El capítulo siete es una formidable reflexión sobre la culpabilidad en un sistema perverso. Grossman parece haberlo escrito teniendo en la memoria las palabras de otro escritor ruso, Aleksandr Solzhenitsyn: La línea de demarcación entre el bien y el mal pasa por el corazón humano. Iván, sin condenar a Nikolái, pero sin tranquilizar la conciencia de éste, marcha a Leningrado, pero allí incluso Ania, su antigua novia, se ha olvidado de él, quizás dándolo por muerto, quizás -no se sabe- convencida de que su novio había traicionado los altísimos ideales de la Revolución... La escena en que Iván pasa por delante de la casa actual de Ania es digna de leerse varias veces, pues lo contenido del lenguaje ayuda a entender la incapacidad para comunicarse incluso consigo mismo en la que se encuentra Iván. Por más que busca, el protagonista no puede encontrar, incluso lo eterno parece haberlo traicionado:

Fue al museo de Hermitage y lo abandonó lleno de aburrimiento y frío. ¿Era posible que los cuadros hubieran seguido siendo tan bellos durante todos aquellos años, mientras él se transformaba en un viejo presidario? ¿Por qué no habían cambiado, por qué no habían envejecido los rostros de las divinas madonnas y el llanto no había cegado sus ojos? ¿Era posible que de aquella eternidad, de aquella inmutabilidad, no derivara su fuerza sino su debilidad? ¿Era así como el arte traicionaba al hombre que lo había creado? (pág. 75).

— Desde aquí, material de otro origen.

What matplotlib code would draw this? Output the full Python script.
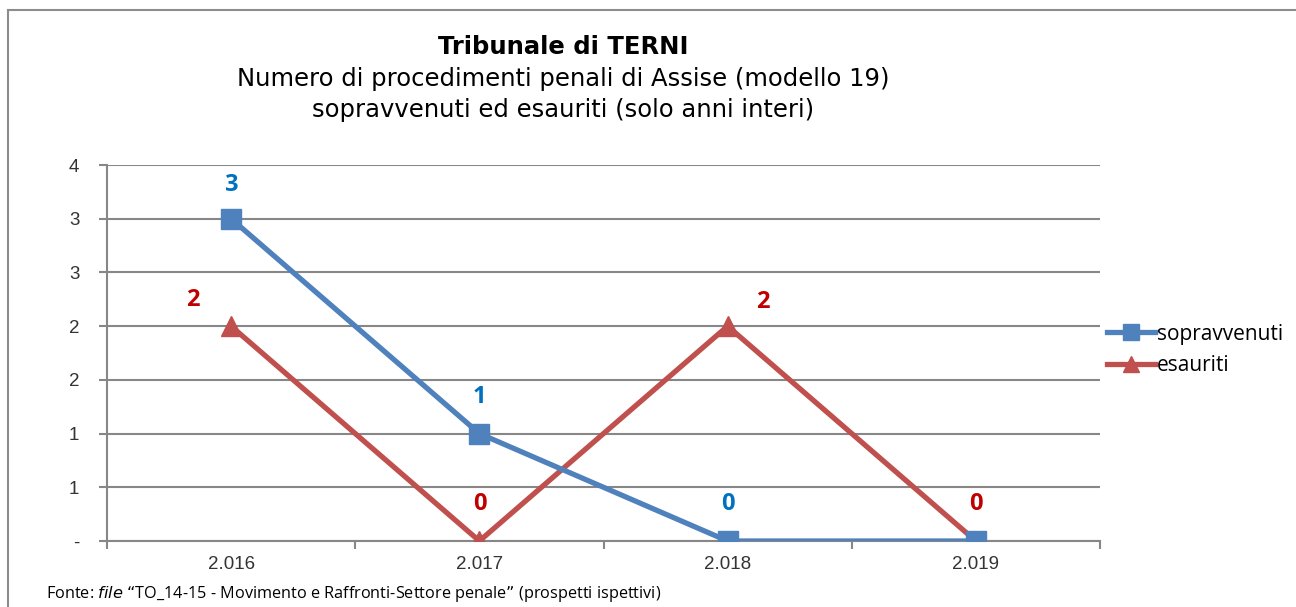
import matplotlib
matplotlib.use("Agg")
import matplotlib.pyplot as plt
from matplotlib.patches import Rectangle
from matplotlib.lines import Line2D

# dati
anni = ["2.016", "2.017", "2.018", "2.019"]
sopravvenuti = [3, 1, 0, 0]
esauriti = [2, 0, 2, 0]
y_ticks = [0, 0.5, 1, 1.5, 2, 2.5, 3, 3.5]
y_labels = ["-", "1", "1", "2", "2", "3", "3", "4"]

BLU, ROSSO = "#4F81BD", "#C0504D"
BLU_TXT, ROSSO_TXT = "#0070C0", "#C00000"
GRIGIO = "#878787"

# offset etichette (px) - None = nascosta
off_sop = [(0, 34), (0, 37), (0, 37), None]
off_esa = [(-38, 26), (0, 37), (35, 24), (0, 37)]

fig = plt.figure(figsize=(12.96, 6.07), dpi=100)
fig.patches.append(Rectangle((8 / 1296, -0.1), 1.2, 1 - 10 / 607 + 0.1,
                             transform=fig.transFigure, fill=False,
                             edgecolor="#8c8c8c", linewidth=1.5))

ax = fig.add_axes([107 / 1296, 1 - 541 / 607, (1100 - 107) / 1296, (541 - 165) / 607])
x = list(range(len(anni)))

ax.plot(x, sopravvenuti, color=BLU, lw=3.8, marker="s", ms=14, zorder=4,
        solid_capstyle="round")
ax.plot(x, esauriti, color=ROSSO, lw=3.8, marker="^", ms=14.5, zorder=3,
        solid_capstyle="round")

for xi, v, o in zip(x, sopravvenuti, off_sop):
    if o is None: continue
    ax.annotate(str(v), (xi, v), xytext=(o[0] * 0.72, o[1] * 0.72), textcoords="offset points",
                ha="center", va="center", color=BLU_TXT, fontsize=17, fontweight="bold",
                family="Open Sans", zorder=5)
for xi, v, o in zip(x, esauriti, off_esa):
    if o is None: continue
    ax.annotate(str(v), (xi, v), xytext=(o[0] * 0.72, o[1] * 0.72), textcoords="offset points",
                ha="center", va="center", color=ROSSO_TXT, fontsize=17, fontweight="bold",
                family="Open Sans", zorder=5)

ax.set_xlim(-0.5, len(anni) - 0.5)
ax.set_ylim(0, 3.5)
ax.set_yticks(y_ticks)
ax.set_yticklabels(y_labels, family="Liberation Sans", fontsize=13.5, color="#333333")
ax.set_xticks(x)
ax.set_xticklabels(anni, family="Liberation Sans", fontsize=13.5, color="#333333")
ax.set_xticks([i - 0.5 for i in range(len(anni) + 1)], minor=True)
ax.tick_params(axis="x", which="major", length=0, pad=11)
ax.tick_params(axis="x", which="minor", length=6, width=1.5, color=GRIGIO)
ax.tick_params(axis="y", length=6, width=1.5, color=GRIGIO, pad=14)
ax.grid(axis="y", color=GRIGIO, lw=1.5)
ax.set_axisbelow(True)
for s in ["top", "right"]:
    ax.spines[s].set_visible(False)
for s in ["left", "bottom"]:
    ax.spines[s].set_color(GRIGIO)
    ax.spines[s].set_linewidth(1.5)

# legenda
h = [Line2D([], [], color=BLU, lw=3.8, marker="s", ms=11),
     Line2D([], [], color=ROSSO, lw=3.8, marker="^", ms=11)]
fig.legend(h, ["sopravvenuti", "esauriti"], loc="center left",
           bbox_to_anchor=(1099 / 1296, 1 - 350 / 607), frameon=False,
           prop={"family": "Open Sans", "size": 15}, handlelength=2.3,
           handletextpad=0.1, labelspacing=0.5, borderaxespad=0)

# titolo
fig.text(563 / 1296, 1 - 47 / 607, "Tribunale di TERNI", ha="center", va="center",
         fontsize=17.5, fontweight="bold", family="DejaVu Sans")
fig.text(563 / 1296, 1 - 79 / 607, "Numero di procedimenti penali di Assise (modello 19)",
         ha="center", va="center", fontsize=17.5, family="DejaVu Sans")
fig.text(563 / 1296, 1 - 110 / 607, "sopravvenuti ed esauriti (solo anni interi)",
         ha="center", va="center", fontsize=17.5, family="DejaVu Sans")

# fonte
fig.text(46 / 1296, 1 - 594 / 607,
         "Fonte: $\\it{file}$ \u201cTO_14-15 - Movimento e Raffronti-Settore penale\u201d (prospetti ispettivi)",
         ha="left", va="center", fontsize=11.7, family="Open Sans")

fig.savefig("out.png", dpi=100)
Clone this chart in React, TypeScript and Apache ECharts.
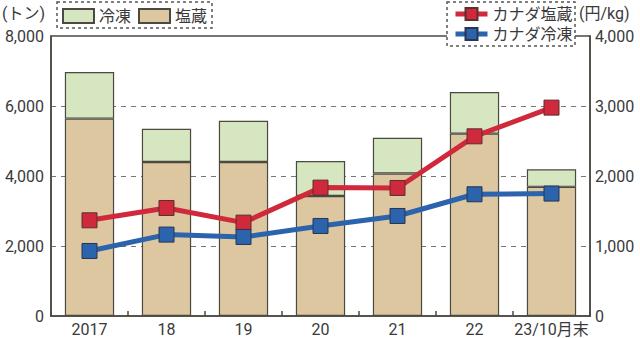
import React, { useEffect, useRef } from "react";
import * as echarts from "echarts";

const categories = ["2017", "18", "19", "20", "21", "22", "23/10月末"];
const salted = [5640, 4400, 4400, 3430, 4070, 5210, 3690];
const frozen = [1330, 950, 1180, 1000, 1020, 1190, 500];
const canadaSalted = [1367, 1543, 1334, 1834, 1829, 2567, 2977];
const canadaFrozen = [929, 1163, 1129, 1286, 1429, 1739, 1749];
const leftTicks = { min: 0, max: 8000, interval: 2000 };
const rightTicks = { min: 0, max: 4000, interval: 1000 };

const FONT = "Roboto, 'Noto Sans CJK JP', sans-serif";
const TEXT = "#3a3a3a";
const EDGE = "#4a4a40";

export default function App() {
  const ref = useRef<HTMLDivElement>(null);
  useEffect(() => {
    if (!ref.current) return;
    const chart = echarts.init(ref.current, null, { renderer: "svg" });
    chart.setOption({
      animation: false,
      backgroundColor: "#ffffff",
      textStyle: { fontFamily: FONT, color: TEXT },
      grid: {
        left: 51,
        right: 50,
        top: 36,
        bottom: 22,
        show: true,
        borderColor: EDGE,
        borderWidth: 1.5,
        backgroundColor: "transparent",
        containLabel: false,
      },
      legend: [
        {
          data: [
            { name: "冷凍", icon: "rect" },
            { name: "塩蔵", icon: "rect" },
          ],
          left: 62,
          top: 8,
          itemWidth: 31,
          itemHeight: 14,
          itemGap: 7,
          z: 20,
          textStyle: { fontSize: 16, color: TEXT, fontFamily: FONT },
          padding: 0,
        },
        {
          data: ["カナダ塩蔵", "カナダ冷凍"],
          left: 453,
          top: 6,
          orient: "vertical",
          itemWidth: 32,
          itemHeight: 15,
          itemGap: 4,
          z: 20,
          lineStyle: { width: 5 },
          textStyle: { fontSize: 16, color: TEXT, fontFamily: FONT },
          padding: 0,
        },
      ],
      graphic: [
        {
          type: "rect",
          z: 10,
          shape: { x: 57, y: 2, width: 155, height: 26 },
          style: { fill: "#ffffff", stroke: "#555", lineWidth: 1.5, lineDash: [3, 3] },
        },
        {
          type: "rect",
          z: 10,
          shape: { x: 447, y: 2, width: 128, height: 44 },
          style: { fill: "#ffffff", stroke: "#555", lineWidth: 1.5, lineDash: [3, 3] },
        },
        {
          type: "text",
          z: 10,
          left: 2,
          top: 5,
          style: { text: "(トン)", fontSize: 16, fill: TEXT, fontFamily: FONT },
        },
        {
          type: "text",
          z: 10,
          left: 579,
          top: 5,
          style: { text: "(円/kg)", fontSize: 16, fill: TEXT, fontFamily: FONT },
        },
      ],
      xAxis: {
        type: "category",
        data: categories,
        boundaryGap: true,
        axisLine: { show: true, lineStyle: { color: EDGE, width: 1.5 } },
        axisTick: { show: true, inside: true, length: 5, interval: 0, lineStyle: { color: EDGE, width: 1.5 } },
        axisLabel: { fontSize: 16, color: TEXT, margin: 5, interval: 0, fontFamily: FONT },
      },
      yAxis: [
        {
          type: "value",
          min: leftTicks.min,
          max: leftTicks.max,
          interval: leftTicks.interval,
          axisLine: { show: true, lineStyle: { color: EDGE, width: 1.5 } },
          axisTick: { show: false },
          axisLabel: {
            fontSize: 16,
            color: TEXT,
            margin: 7,
            fontFamily: FONT,
            formatter: (v: number) => v.toLocaleString("en-US"),
          },
          splitLine: { show: true, lineStyle: { color: "#777", width: 1.2, type: [5, 5] } },
        },
        {
          type: "value",
          min: rightTicks.min,
          max: rightTicks.max,
          interval: rightTicks.interval,
          position: "right",
          axisLine: { show: true, lineStyle: { color: EDGE, width: 1.5 } },
          axisTick: { show: false },
          axisLabel: {
            fontSize: 16,
            color: TEXT,
            margin: 5,
            fontFamily: FONT,
            formatter: (v: number) => v.toLocaleString("en-US"),
          },
          splitLine: { show: false },
        },
      ],
      series: [
        {
          name: "塩蔵",
          type: "bar",
          stack: "total",
          data: salted,
          barCategoryGap: "36%",
          itemStyle: { color: "#dcc7a1", borderColor: EDGE, borderWidth: 1.2 },
        },
        {
          name: "冷凍",
          type: "bar",
          stack: "total",
          data: frozen,
          barCategoryGap: "36%",
          itemStyle: { color: "#d6e6c0", borderColor: EDGE, borderWidth: 1.2 },
        },
        {
          name: "カナダ塩蔵",
          type: "line",
          yAxisIndex: 1,
          data: canadaSalted,
          symbol: "rect",
          symbolSize: 15,
          lineStyle: { color: "#d0293b", width: 5 },
          itemStyle: { color: "#d0293b", borderColor: "#5a3030", borderWidth: 1 },
          z: 5,
        },
        {
          name: "カナダ冷凍",
          type: "line",
          yAxisIndex: 1,
          data: canadaFrozen,
          symbol: "rect",
          symbolSize: 15,
          lineStyle: { color: "#2b63ad", width: 5 },
          itemStyle: { color: "#2b63ad", borderColor: "#2a3550", borderWidth: 1 },
          z: 5,
        },
      ],
    });
    return () => chart.dispose();
  }, []);
  return <div ref={ref} style={{ width: 640, height: 338, position: "absolute", left: 0, top: 0 }} />;
}
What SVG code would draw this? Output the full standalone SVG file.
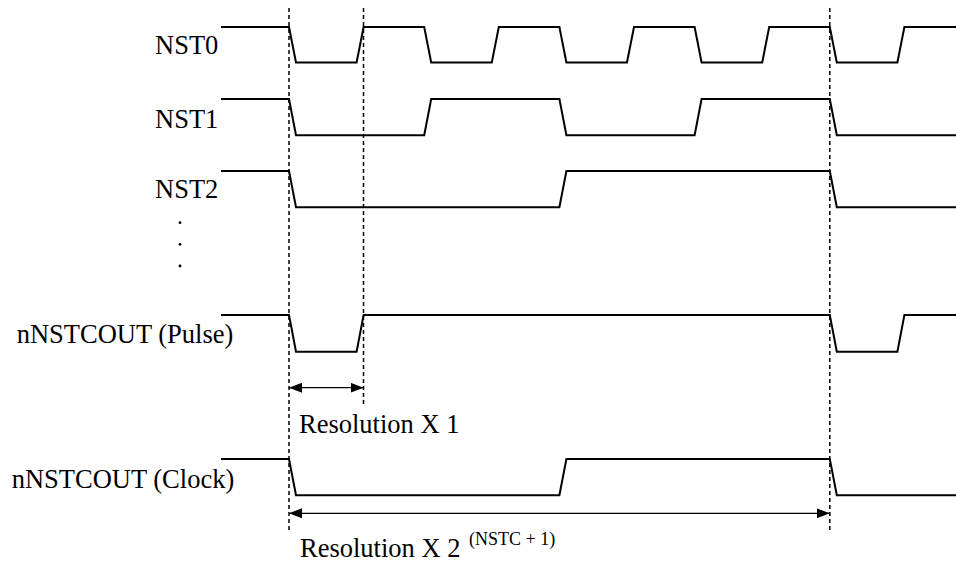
<svg xmlns="http://www.w3.org/2000/svg" width="956" height="563" viewBox="0 0 956 563">
<style>
.sig{fill:none;stroke:#000;stroke-width:2;stroke-linejoin:miter}
.dash{fill:none;stroke:#000;stroke-width:1.5;stroke-dasharray:4 3}
.dim{fill:none;stroke:#000;stroke-width:1.3}
.lbl{font-family:"Liberation Serif","Times New Roman",serif;font-size:26.5px;fill:#000}
.sup{font-family:"Liberation Serif","Times New Roman",serif;font-size:18px;fill:#000}
</style>
<defs>
<marker id="ah" viewBox="0 0 13 10" refX="13" refY="5" markerWidth="13" markerHeight="10" markerUnits="userSpaceOnUse" orient="auto-start-reverse">
<path d="M0,0 L13,5 L0,10 Z" fill="#000"/>
</marker>
</defs>
<rect width="956" height="563" fill="#fff"/>
<g id="nst0">
<text class="lbl" x="155" y="54">NST0</text>
<path class="sig" d="M221,27 H289 L296,62.5 H356.6 L363.6,27 H424.2 L431.2,62.5 H491.8 L498.8,27 H559.4 L566.4,62.5 H627 L634,27 H694.6 L701.6,62.5 H762.2 L769.2,27 H829.8 L836.8,62.5 H897.4 L904.4,27 H956"/>
</g>
<g id="nst1">
<text class="lbl" x="155" y="127.5">NST1</text>
<path class="sig" d="M221,99 H289 L296,135.3 H424.2 L431.2,99 H559.4 L566.4,135.3 H694.6 L701.6,99 H829.8 L836.8,135.3 H956"/>
</g>
<g id="nst2">
<text class="lbl" x="155" y="197.5">NST2</text>
<path class="sig" d="M221,171 H289 L296,207.3 H559.4 L566.4,171 H829.8 L836.8,207.3 H956"/>
</g>
<g id="ellipsis">
<circle cx="180" cy="222.7" r="1.4" fill="#000"/>
<circle cx="180" cy="244.3" r="1.4" fill="#000"/>
<circle cx="180" cy="266" r="1.4" fill="#000"/>
</g>
<g id="pulse">
<text class="lbl" x="16.7" y="342.7">nNSTCOUT (Pulse)</text>
<path class="sig" d="M221,315 H289 L296,351.7 H356.6 L363.6,315 H829.8 L836.8,351.7 H897.4 L904.4,315 H956"/>
</g>
<g id="clock">
<text class="lbl" x="11.7" y="488">nNSTCOUT (Clock)</text>
<path class="sig" d="M221,459 H289 L296,495.3 H559.4 L566.4,459 H829.8 L836.8,495.3 H956"/>
</g>
<g id="connectors">
<line class="dash" x1="289" y1="8" x2="289" y2="532"/>
<line class="dash" x1="363.5" y1="8" x2="363.5" y2="404"/>
<line class="dash" x1="829.8" y1="8" x2="829.8" y2="532"/>
<line class="dim" x1="289" y1="387.7" x2="363.5" y2="387.7" marker-start="url(#ah)" marker-end="url(#ah)"/>
<line class="dim" x1="289" y1="513.3" x2="829.8" y2="513.3" marker-start="url(#ah)" marker-end="url(#ah)"/>
</g>
<g id="res1">
<text class="lbl" x="299" y="433.3">Resolution X 1</text>
</g>
<g id="res2">
<text class="lbl" x="300" y="557.3">Resolution X 2 <tspan class="sup" dx="2" dy="-12">(NSTC + 1)</tspan></text>
</g>
</svg>
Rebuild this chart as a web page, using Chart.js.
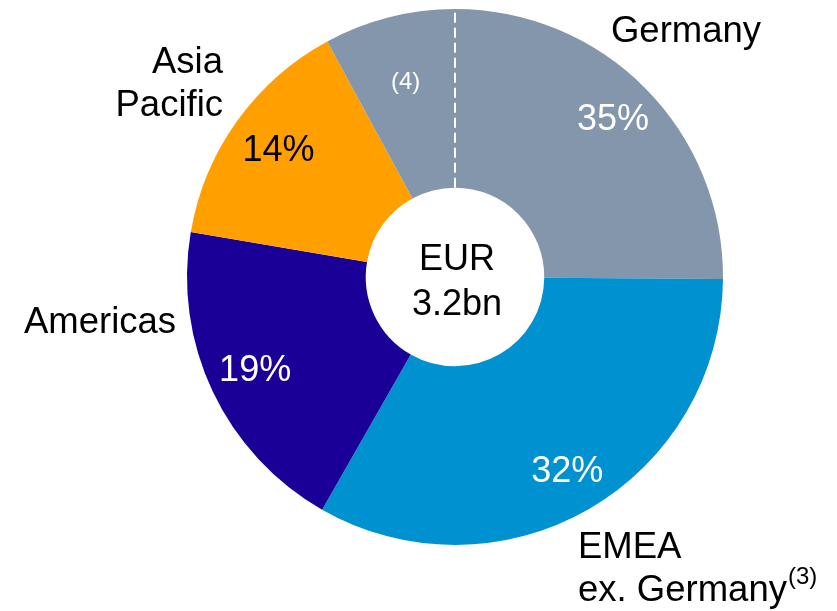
<!DOCTYPE html>
<html>
<head>
<meta charset="utf-8">
<script src="https://cdn.jsdelivr.net/npm/chart.js@4/dist/chart.umd.min.js"></script>
<style>
  html, body { margin: 0; padding: 0; background: #fff; }
  canvas { display: block; }
</style>
</head>
<body>
<canvas id="chart" width="837" height="611"></canvas>
<script>
// slices clockwise from 12 o'clock, share of the ring
const regions = ['Germany', 'EMEA ex. Germany', 'Americas', 'Asia Pacific', 'Germany (4)'];
const shares = [25.1, 33.1, 19.4, 14.4, 7.9];
const pctLabels = ['35%', '32%', '19%', '14%', '(4)'];
const centerLines = ['EUR', '3.2bn'];

const COLORS = ['#8496AB', '#0092D0', '#1A0096', '#FFA000', '#8496AB'];
const PCT_COLORS = ['#fff', '#fff', '#fff', '#000', '#fff'];
const PCT_RADIUS = [0.83, 0.84, 0.825, 0.81, 0.75];
const FONT = '"Liberation Sans", Arial, sans-serif';

// outside name labels (text lines, anchor, alignment)
const nameLabels = [
  { lines: ['Germany'], x: 686, y: 42, align: 'center' },
  { lines: ['Asia', 'Pacific'], x: 223, y: 73, align: 'right' },
  { lines: ['Americas'], x: 100, y: 333, align: 'center' },
  { lines: ['EMEA', 'ex. Germany'], x: 578, y: 558, align: 'left', sup: '(3)' }
];

const labelPlugin = {
  id: 'labels',
  afterDatasetsDraw(chart) {
    const ctx = chart.ctx;
    const arcs = chart.getDatasetMeta(0).data;
    const cx = arcs[0].x, cy = arcs[0].y;

    // dashed divider between the two Germany parts
    const a = arcs[0].startAngle;
    ctx.save();
    ctx.strokeStyle = '#fff';
    ctx.lineWidth = 2;
    ctx.setLineDash([10, 5]);
    ctx.beginPath();
    ctx.moveTo(cx + Math.cos(a) * arcs[0].innerRadius, cy + Math.sin(a) * arcs[0].innerRadius);
    ctx.lineTo(cx + Math.cos(a) * arcs[0].outerRadius, cy + Math.sin(a) * arcs[0].outerRadius);
    ctx.stroke();
    ctx.restore();

    // percentages inside slices
    ctx.save();
    ctx.textAlign = 'center';
    ctx.textBaseline = 'middle';
    arcs.forEach((arc, i) => {
      const mid = (arc.startAngle + arc.endAngle) / 2;
      const r = arc.outerRadius * PCT_RADIUS[i];
      ctx.font = (i === 4 ? '24px ' : '36px ') + FONT;
      ctx.fillStyle = PCT_COLORS[i];
      ctx.fillText(pctLabels[i], cx + Math.cos(mid) * r, cy + Math.sin(mid) * r);
    });

    // centre text
    ctx.fillStyle = '#000';
    ctx.font = '36px ' + FONT;
    ctx.textBaseline = 'alphabetic';
    ctx.fillText(centerLines[0], cx + 2, cy - 7);
    ctx.fillText(centerLines[1], cx + 2, cy + 38);

    // names outside the ring
    nameLabels.forEach(l => {
      ctx.font = '36.5px ' + FONT;
      ctx.textAlign = l.align;
      l.lines.forEach((t, j) => ctx.fillText(t, l.x, l.y + j * 42.5));
      if (l.sup) {
        const last = l.lines[l.lines.length - 1];
        const w = ctx.measureText(last).width;
        ctx.font = '24px ' + FONT;
        ctx.textAlign = 'left';
        ctx.fillText(l.sup, l.x + w + 1, l.y + (l.lines.length - 1) * 42.5 - 17);
      }
    });
    ctx.restore();
  }
};

new Chart(document.getElementById('chart'), {
  type: 'doughnut',
  data: {
    labels: regions,
    datasets: [{
      data: shares,
      backgroundColor: COLORS,
      borderWidth: 0
    }]
  },
  options: {
    responsive: false,
    animation: false,
    cutout: '33.3%',
    layout: { padding: { left: 187, right: 114, top: 9, bottom: 66 } },
    plugins: {
      legend: { display: false },
      tooltip: { enabled: false }
    }
  },
  plugins: [labelPlugin]
});
</script>
</body>
</html>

No quiero acabar copiando el libro completo y no por miedo a que me denuncien, sino porque es mejor leerlo directamente. Las observaciones que Grossman hace sobre la naturaleza humana me han recordado en ocasiones a Dostoievski -no en vano Grossman pisa la misma senda que los grandes maestros rusos. Sólo algunas frases:

Algo se le puede perdonar al hombre si, en el lodo y el hedor de la violencia concentratoria, continúa siendo un ser humano (pág. 140).

Era hermosa porque era buena (pág. 163).

Ya nada de eso queda. ¿Dónde fue a parar esa vida? ¿Dónde están aquellos sufrimientos horribles? ¿Es posible que no haya quedado nada? ¿Es posible que nadie responda por todo aquello? ¿Que todo se olvide sin una palabra? La hierba lo cubrirá todo (pág. 192).

La relación que establece Iván con su casera, una viuda enferma, está narrada con mucha delicadeza, aunque tengo para mí que Grossman no tuvo tiempo de desarrollarla completamente. De hecho, a medida que nos acercamos al final del libro la novela parece ir dejando el espacio a la reflexión sobre los crímenes del leninismo y del estalinismo. Algunas observaciones rozan la genialidad -como la que se hace a propósito de la fidelidad del perro al amo que quiere matarlo, pero el tono se acerca mucho más a la historia pura y dura que a la novela: los personas se desdibujan y la denuncia (junto a una apasionada defensa de la libertad humana, una libertad bien concreta: decidir qué se siembra) adquiere todo el protagonismo. Ciertamente, Todo fluye es la última novela de Grossman y es posible que no tuviese tiempo de concluirla por completo. Aún así es un libro magnífico cuya lectura nos hace pensar y nos abre discretamente la puerta -aunque sin mostrarnos nada- a las posibilidades de redención de los seres humanos.

Esos hombres no deseaban el mal a nadie, pero habían hecho el mal durante toda su vida.
Y sin embargo esos hombres eran hombres
(pág. 287).

Queda pensar sobre el contenido actual de esta denuncia, sobre nuestros propios miedos; pues, como me dijo en una ocasión alguien, algunos agrimensores no envían hoy a sus subordinados al paredón porque no se acostumbra a hacer ya; pero si se acostumbrase, lo harían: la obediencia sigue ahí, pero seguirá siendo siempre, como enseñó Chenu, una virtud muy mediocre. En otra ocasión continuaré esta reflexión. Shalom.